- **RECORDS PROVIDED**:

-------

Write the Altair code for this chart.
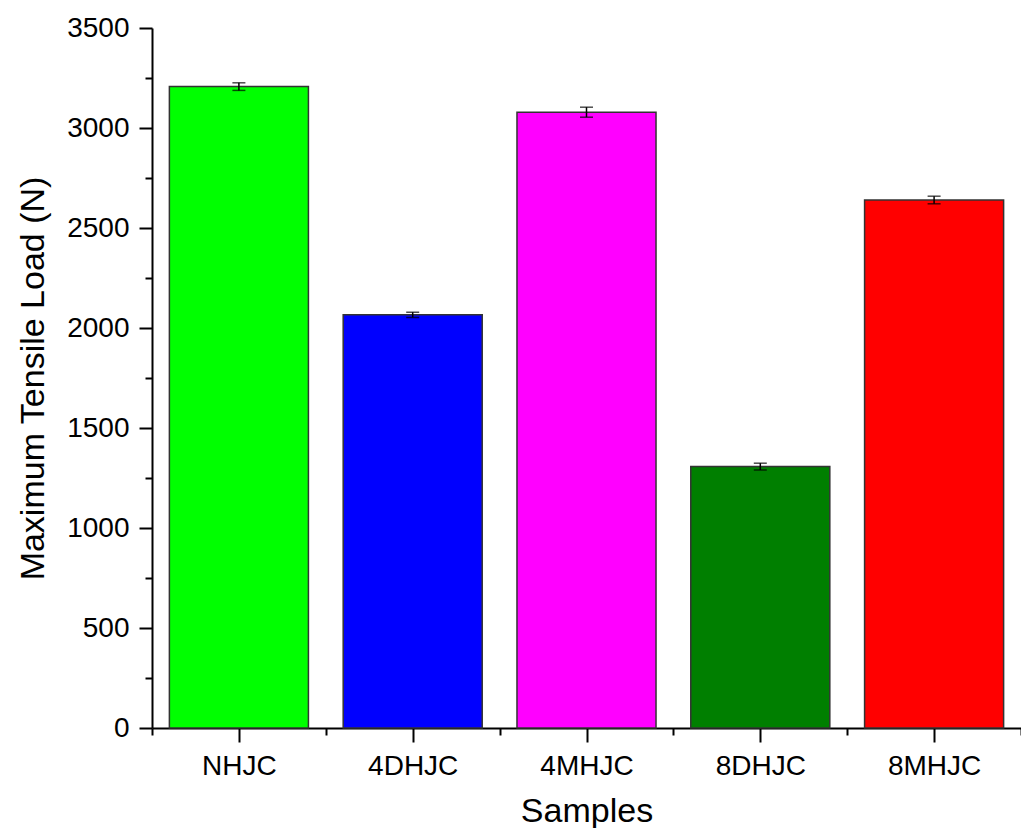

-------

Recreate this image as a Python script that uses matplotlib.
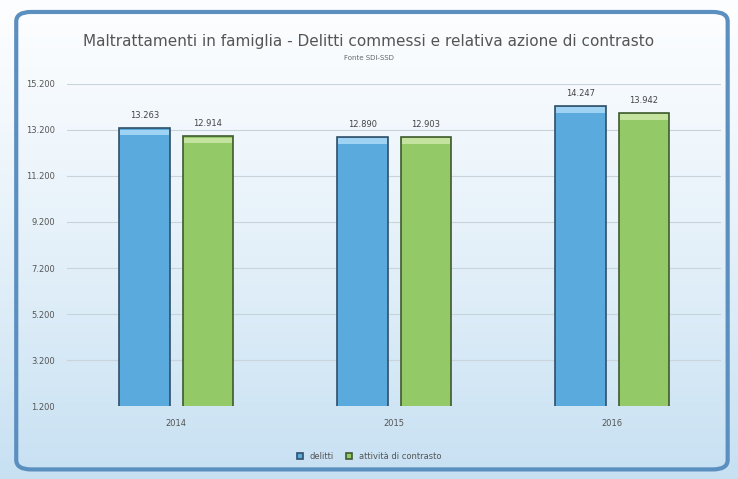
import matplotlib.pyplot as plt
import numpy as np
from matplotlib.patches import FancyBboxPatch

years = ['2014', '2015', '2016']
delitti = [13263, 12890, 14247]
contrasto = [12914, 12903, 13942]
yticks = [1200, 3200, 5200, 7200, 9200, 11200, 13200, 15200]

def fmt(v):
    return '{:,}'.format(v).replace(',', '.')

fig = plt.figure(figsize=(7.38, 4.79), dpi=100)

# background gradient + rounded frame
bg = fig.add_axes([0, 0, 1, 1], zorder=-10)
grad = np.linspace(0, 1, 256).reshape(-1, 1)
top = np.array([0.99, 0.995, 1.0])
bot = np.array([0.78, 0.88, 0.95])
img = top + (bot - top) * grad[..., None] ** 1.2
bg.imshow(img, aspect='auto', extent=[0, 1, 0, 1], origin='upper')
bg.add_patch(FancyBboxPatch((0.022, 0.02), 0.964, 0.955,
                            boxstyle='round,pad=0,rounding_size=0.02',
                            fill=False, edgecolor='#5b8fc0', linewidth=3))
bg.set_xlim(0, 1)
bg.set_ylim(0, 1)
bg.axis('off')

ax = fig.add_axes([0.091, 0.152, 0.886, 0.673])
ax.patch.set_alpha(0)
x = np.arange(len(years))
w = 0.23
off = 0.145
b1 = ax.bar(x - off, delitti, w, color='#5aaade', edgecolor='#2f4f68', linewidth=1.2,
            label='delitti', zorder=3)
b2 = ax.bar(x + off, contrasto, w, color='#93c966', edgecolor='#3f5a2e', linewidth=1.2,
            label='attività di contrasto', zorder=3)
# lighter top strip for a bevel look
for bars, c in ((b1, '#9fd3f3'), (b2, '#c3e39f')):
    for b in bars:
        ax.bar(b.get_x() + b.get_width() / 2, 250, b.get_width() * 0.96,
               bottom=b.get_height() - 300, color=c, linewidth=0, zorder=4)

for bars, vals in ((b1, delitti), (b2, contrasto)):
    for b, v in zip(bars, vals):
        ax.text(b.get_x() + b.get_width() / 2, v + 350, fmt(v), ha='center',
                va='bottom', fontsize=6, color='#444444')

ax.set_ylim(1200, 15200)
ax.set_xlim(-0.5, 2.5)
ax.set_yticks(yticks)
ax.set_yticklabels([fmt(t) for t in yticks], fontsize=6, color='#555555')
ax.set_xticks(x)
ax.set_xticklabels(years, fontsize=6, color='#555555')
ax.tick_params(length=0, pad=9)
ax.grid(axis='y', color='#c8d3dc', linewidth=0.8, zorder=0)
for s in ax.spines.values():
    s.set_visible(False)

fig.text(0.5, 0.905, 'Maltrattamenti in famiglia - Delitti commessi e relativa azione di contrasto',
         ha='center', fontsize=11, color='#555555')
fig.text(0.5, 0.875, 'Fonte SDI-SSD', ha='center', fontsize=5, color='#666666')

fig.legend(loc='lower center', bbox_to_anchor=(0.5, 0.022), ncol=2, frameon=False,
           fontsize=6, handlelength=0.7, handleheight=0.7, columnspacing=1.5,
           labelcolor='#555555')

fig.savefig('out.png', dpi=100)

-------

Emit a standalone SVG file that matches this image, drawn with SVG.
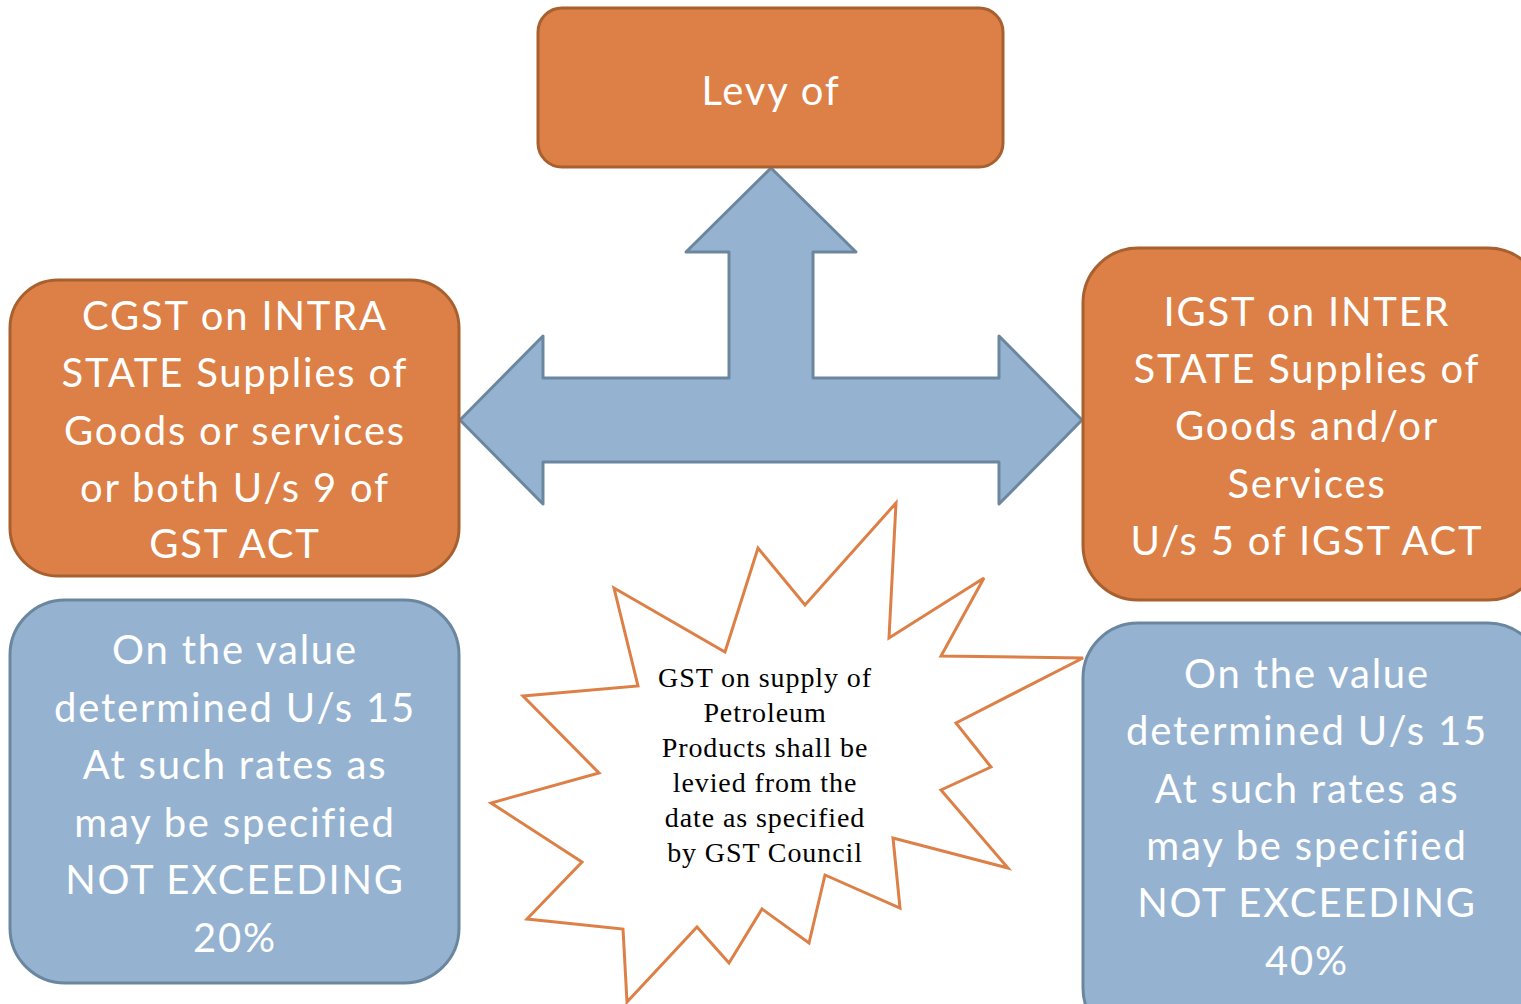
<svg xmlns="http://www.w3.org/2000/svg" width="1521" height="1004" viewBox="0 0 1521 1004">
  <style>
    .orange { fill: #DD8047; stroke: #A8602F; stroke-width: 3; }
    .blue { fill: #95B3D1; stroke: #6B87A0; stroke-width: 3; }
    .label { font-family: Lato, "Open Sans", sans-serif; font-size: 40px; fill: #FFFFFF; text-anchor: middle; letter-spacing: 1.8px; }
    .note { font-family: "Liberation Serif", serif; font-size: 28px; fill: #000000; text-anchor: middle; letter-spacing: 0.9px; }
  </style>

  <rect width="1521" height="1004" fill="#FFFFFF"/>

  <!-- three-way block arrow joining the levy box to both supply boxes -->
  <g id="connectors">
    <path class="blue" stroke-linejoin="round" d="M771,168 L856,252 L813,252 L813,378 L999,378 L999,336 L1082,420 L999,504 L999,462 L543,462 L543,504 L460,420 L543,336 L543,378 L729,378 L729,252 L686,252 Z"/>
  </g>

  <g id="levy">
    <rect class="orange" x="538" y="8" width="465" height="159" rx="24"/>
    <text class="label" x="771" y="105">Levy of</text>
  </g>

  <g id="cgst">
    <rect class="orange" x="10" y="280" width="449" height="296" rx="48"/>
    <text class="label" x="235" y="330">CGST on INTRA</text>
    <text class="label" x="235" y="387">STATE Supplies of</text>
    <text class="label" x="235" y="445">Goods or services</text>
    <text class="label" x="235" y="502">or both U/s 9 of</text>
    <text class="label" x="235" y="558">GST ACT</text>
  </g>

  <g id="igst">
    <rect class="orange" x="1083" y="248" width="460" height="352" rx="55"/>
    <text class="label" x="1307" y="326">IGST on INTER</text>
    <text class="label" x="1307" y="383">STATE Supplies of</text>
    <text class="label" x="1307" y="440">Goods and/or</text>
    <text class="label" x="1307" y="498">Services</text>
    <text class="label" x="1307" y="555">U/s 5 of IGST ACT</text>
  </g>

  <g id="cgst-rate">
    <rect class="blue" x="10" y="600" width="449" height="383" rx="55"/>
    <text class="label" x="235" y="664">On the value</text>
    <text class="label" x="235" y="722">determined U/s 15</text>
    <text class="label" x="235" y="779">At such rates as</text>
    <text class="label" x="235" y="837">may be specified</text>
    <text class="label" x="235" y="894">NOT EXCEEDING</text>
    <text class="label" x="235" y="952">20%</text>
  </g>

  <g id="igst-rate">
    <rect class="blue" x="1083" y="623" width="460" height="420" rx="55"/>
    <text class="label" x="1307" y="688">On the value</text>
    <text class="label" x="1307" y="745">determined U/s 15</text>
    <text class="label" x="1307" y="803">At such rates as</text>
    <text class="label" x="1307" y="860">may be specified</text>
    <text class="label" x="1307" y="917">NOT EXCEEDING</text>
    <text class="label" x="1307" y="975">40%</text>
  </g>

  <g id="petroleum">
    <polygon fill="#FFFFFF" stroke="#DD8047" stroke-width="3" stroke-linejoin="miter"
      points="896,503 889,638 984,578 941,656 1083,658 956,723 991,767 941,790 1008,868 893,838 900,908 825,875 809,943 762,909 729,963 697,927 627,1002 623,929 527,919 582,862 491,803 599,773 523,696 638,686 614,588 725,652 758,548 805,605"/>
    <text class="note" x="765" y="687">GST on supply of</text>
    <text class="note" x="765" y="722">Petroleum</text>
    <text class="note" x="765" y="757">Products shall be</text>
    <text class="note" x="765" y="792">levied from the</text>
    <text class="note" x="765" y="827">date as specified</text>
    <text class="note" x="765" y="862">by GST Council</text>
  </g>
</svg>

-------

- **GOAL**:
Nothing but the lines from the one with "Recreate this image" down to the one with "fig = plt.figure(figsize=(7.38, 4.79), dpi=100)" should be printed, both of them included. Leave out the pictures.

- **CORRECT RESPONSE**:
Recreate this image as a Python script that uses matplotlib.
import matplotlib.pyplot as plt
import numpy as np
from matplotlib.patches import FancyBboxPatch

years = ['2014', '2015', '2016']
delitti = [13263, 12890, 14247]
contrasto = [12914, 12903, 13942]
yticks = [1200, 3200, 5200, 7200, 9200, 11200, 13200, 15200]

def fmt(v):
    return '{:,}'.format(v).replace(',', '.')

fig = plt.figure(figsize=(7.38, 4.79), dpi=100)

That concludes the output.